Note, if making your own flares for the brake and clutch line, do spend the extra dollars and buy a proper flaring tool if you can. I bought the K Took 70081 which is a fairly expensive kit, but it has worked very well for me.

Hi Matt. I also have a wide body " Wyer flare" GT40 from Chris. I started my build late 2020 and 70% done. I ran my clutch and brake lines inside the tunnel like what you did. I can only insulate one coolant tube and brake/clutch lines due to space limitation inside the tunnel. Good luck with your build. Chris is an amazing guy. I am glad I bought his kit. Im already 2 years out and he still answers my questions super fast.
 
Hi Matt. I also have a wide body " Wyer flare" GT40 from Chris. I started my build late 2020 and 70% done. I ran my clutch and brake lines inside the tunnel like what you did. I can only insulate one coolant tube and brake/clutch lines due to space limitation inside the tunnel. Good luck with your build. Chris is an amazing guy. I am glad I bought his kit. Im already 2 years out and he still answers my questions super fast.

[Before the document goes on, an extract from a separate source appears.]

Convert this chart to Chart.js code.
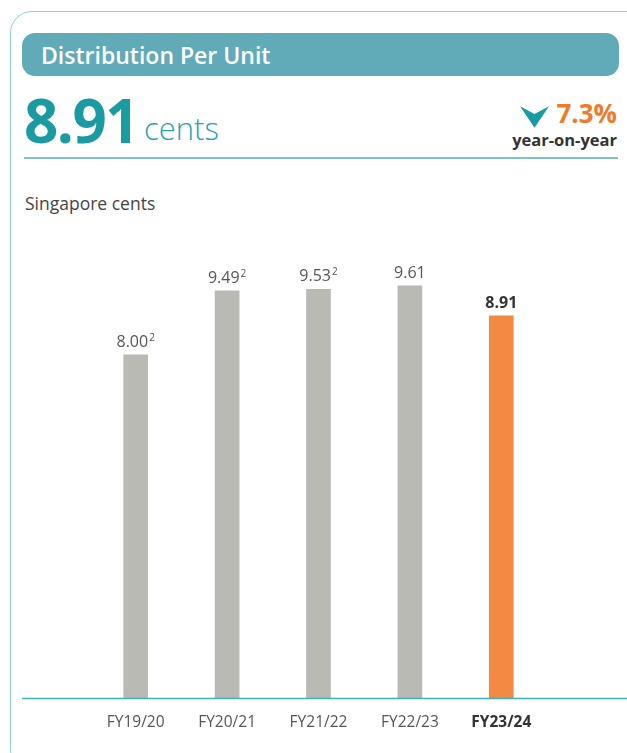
<!DOCTYPE html>
<html>
<head>
<meta charset="utf-8">
<script src="https://cdn.jsdelivr.net/npm/chart.js@4"></script>
<style>
  html, body { margin: 0; padding: 0; background: #fff; }
  body { width: 627px; height: 753px; position: relative; overflow: hidden; font-family: "Open Sans", Lato, sans-serif; }
  .card { position: absolute; left: 10px; top: 11px; width: 640px; height: 760px; border: 1.5px solid #8fcfd6; border-radius: 22px; box-sizing: border-box; }
  .pill { position: absolute; left: 22px; top: 33px; width: 597px; height: 43px; background: #60abb7; border-radius: 13px; }
  .pill span { position: absolute; left: 19px; top: 6px; color: #fff; font-size: 23px; font-weight: 600; }
  .big { position: absolute; left: 24px; top: 86px; color: #1a9aa1; font-size: 60px; font-weight: 700; line-height: 68px; letter-spacing: -1.5px; }
  .cents { position: absolute; left: 144px; top: 110px; color: #2aa3aa; font-size: 31px; font-weight: 300; line-height: 37px; }
  .rule { position: absolute; left: 24px; top: 157px; width: 594px; height: 1.5px; background: #7fc3c9; }
  .pct { position: absolute; right: 10px; top: 98px; color: #f07a2a; font-size: 26px; font-weight: 700; line-height: 30px; }
  .chev { position: absolute; left: 520px; top: 106px; }
  .yoy { position: absolute; right: 10px; top: 128px; color: #333; font-size: 16.5px; font-weight: 700; }
  .unit { position: absolute; left: 25px; top: 191px; color: #444; font-size: 17.5px; }
  .wrap { position: absolute; left: 0; top: 220px; width: 627px; height: 533px; }
</style>
</head>
<body>
<div class="card"></div>
<div class="pill"><span>Distribution Per Unit</span></div>
<div class="big">8.91</div>
<div class="cents">cents</div>
<svg class="chev" width="29" height="22" viewBox="0 0 30 22"><path d="M0 0 L15 8 L30 0 L15 22 Z" fill="#1a9aa1"/></svg>
<div class="pct">7.3%</div>
<div class="yoy">year-on-year</div>
<div class="rule"></div>
<div class="unit">Singapore cents</div>
<div class="wrap"><canvas id="dpu"></canvas></div>
<script>
const years = ['FY19/20', 'FY20/21', 'FY21/22', 'FY22/23', 'FY23/24'];
const dpu = [8.00, 9.49, 9.53, 9.61, 8.91];
const notes = ['2', '2', '2', '', ''];
const barColors = ['#b9bab4', '#b9bab4', '#b9bab4', '#b9bab4', '#f28a43'];

const FONT = '"Open Sans", Lato, sans-serif';

// value labels above bars, with superscript note marks
const valueLabels = {
  id: 'valueLabels',
  afterDatasetsDraw(chart) {
    const ctx = chart.ctx;
    const meta = chart.getDatasetMeta(0);
    meta.data.forEach((bar, i) => {
      const last = i === dpu.length - 1;
      const main = dpu[i].toFixed(2);
      const mainFont = (last ? 'bold ' : '') + '16px ' + FONT;
      ctx.save();
      ctx.font = mainFont;
      const w1 = ctx.measureText(main).width;
      ctx.font = '10px ' + FONT;
      const w2 = notes[i] ? ctx.measureText(notes[i]).width + 1 : 0;
      const x0 = bar.x - (w1 + w2) / 2;
      const y = bar.y - 8;
      ctx.fillStyle = last ? '#333' : '#555';
      ctx.textBaseline = 'alphabetic';
      ctx.textAlign = 'left';
      ctx.font = mainFont;
      ctx.fillText(main, x0, y);
      if (notes[i]) {
        ctx.font = '10px ' + FONT;
        ctx.fillText(notes[i], x0 + w1 + 1, y - 6);
      }
      ctx.restore();
    });
  }
};

// baseline across the card
const baseLine = {
  id: 'baseLine',
  afterDraw(chart) {
    const ctx = chart.ctx;
    const y = chart.scales.y.getPixelForValue(0);
    ctx.save();
    ctx.strokeStyle = '#3fb0bb';
    ctx.lineWidth = 1.5;
    ctx.beginPath();
    ctx.moveTo(22, y);
    ctx.lineTo(chart.width, y);
    ctx.stroke();
    ctx.restore();
  }
};

new Chart(document.getElementById('dpu'), {
  type: 'bar',
  data: {
    labels: years,
    datasets: [{
      data: dpu,
      backgroundColor: barColors,
      barThickness: 24
    }]
  },
  options: {
    responsive: true,
    maintainAspectRatio: false,
    animation: false,
    layout: { padding: { left: 90, right: 80, top: 19, bottom: 6 } },
    plugins: { legend: { display: false }, tooltip: { enabled: false } },
    scales: {
      x: {
        grid: { display: false, drawTicks: false },
        border: { display: false },
        ticks: {
          padding: 15,
          color: (c) => c.index === years.length - 1 ? '#333' : '#555',
          font: (c) => ({ family: FONT, size: 15.5, weight: c.index === years.length - 1 ? 'bold' : 'normal' })
        }
      },
      y: {
        display: false,
        min: 0,
        max: 10.7
      }
    }
  },
  plugins: [valueLabels, baseLine]
});
</script>
</body>
</html>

Thanks, Sammy. Yeah, it's pretty tight in there. I figured the water temp running through the coolant tubes would rarely get above 200 (and hopefully stay at around 185), so the ambient temperature should be less than that, and shouldn't affect the brake/clutch fluid in any adverse way. I haven't yet settled on the insulation media yet, but maybe fiberglass wrap (the same stuff you'd use on exhaust headers), or some sort of insulating spray.

What did you use to insulate one of the aluminum coolant tubes?
 
with the coolant tubes,brake line and clutch all in that lil tunnel there is going to be alot of heat added to brakes & clutch lines. I could be wrong just a thought lol. Coolant tubes are deff going to need some type of wrap on them
 
There is no harm in the brake fluid being 200 degrees. I wouldn't want the A/C low pressure line getting heated to 200 degrees ahead of the compressor.

I'll be insulating to not have the tunnel hot.